Le problème, c’est qu'une politique de l’offre, une politique ouverte et programmatique c’est, pour la gauche, une politique de droite. Donc c’est une politique qui sent mauvais. Les militants du PS, ceux du Front de Gauche et les écologistes peuvent difficilement accepter un tel changement. Ils ont voté pour une programme social et découvre que le Président a des liaisons clandestines avec le libéralisme. Il va donc devoir expliquer que tout cela est cohérent alors que ça ne l’est pas.

François Hollande se retrouve exactement dans la position de ses prédécesseurs à l’Élysée. Depuis Valery Giscard d’Estaing, ils ont tous été obligés de changer de politique par rapport aux programmes économiques. VGE n’avait pas mesuré l’impact des chocs pétroliers de 1974, au moment de son élection, il a dû s’adapter et faire appel à Raymond Barre.

François Mitterrand lui, demandera à Pierre Mauroy de négocier un virage à 180° pour éviter la banqueroute. Pierre Mauroy s’exécutera avec l’aide de Jacques Delors puis plus tard avec Pierre Bérégovoy. Jacques Chirac, lui sera contraint, par un Alain Juppé empêché de réformer, de dissoudre l’Assemblée Nationale. Nicolas Sarkozy enfin, sera obligé de prendre de plein fouet la crise mondiale.

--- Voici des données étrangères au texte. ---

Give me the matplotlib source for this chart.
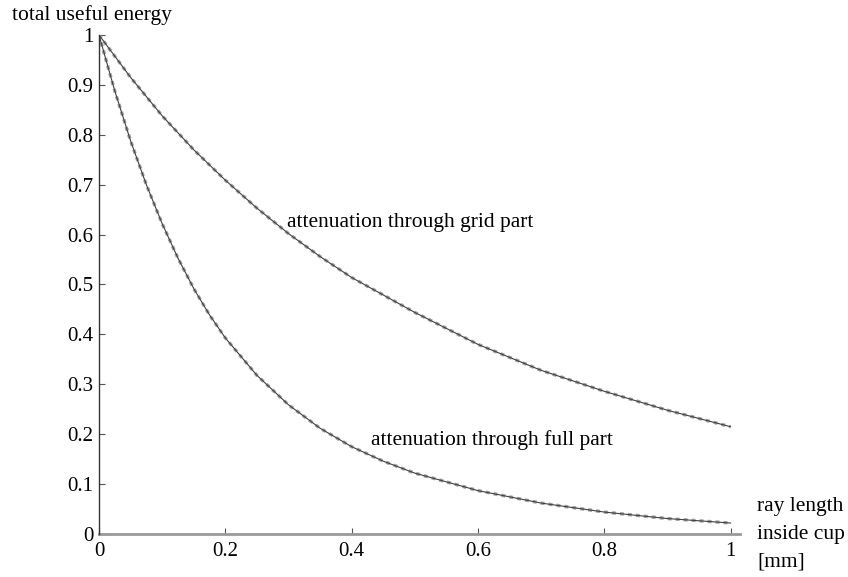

En fait, si chaque président de la République change de politique, c’est qu’ils se font élire sur des promesses qu'ils ne peuvent pas tenir et sur des programmes qui ne sont pas financés. Ils achètent des voies à crédit et ne peuvent pas rembourser la dette ou délivrer le résultat. François Hollande joue donc, lui aussi, son mandat et compte tenu de la situation dans laquelle il s’est mis, tout peut arriver.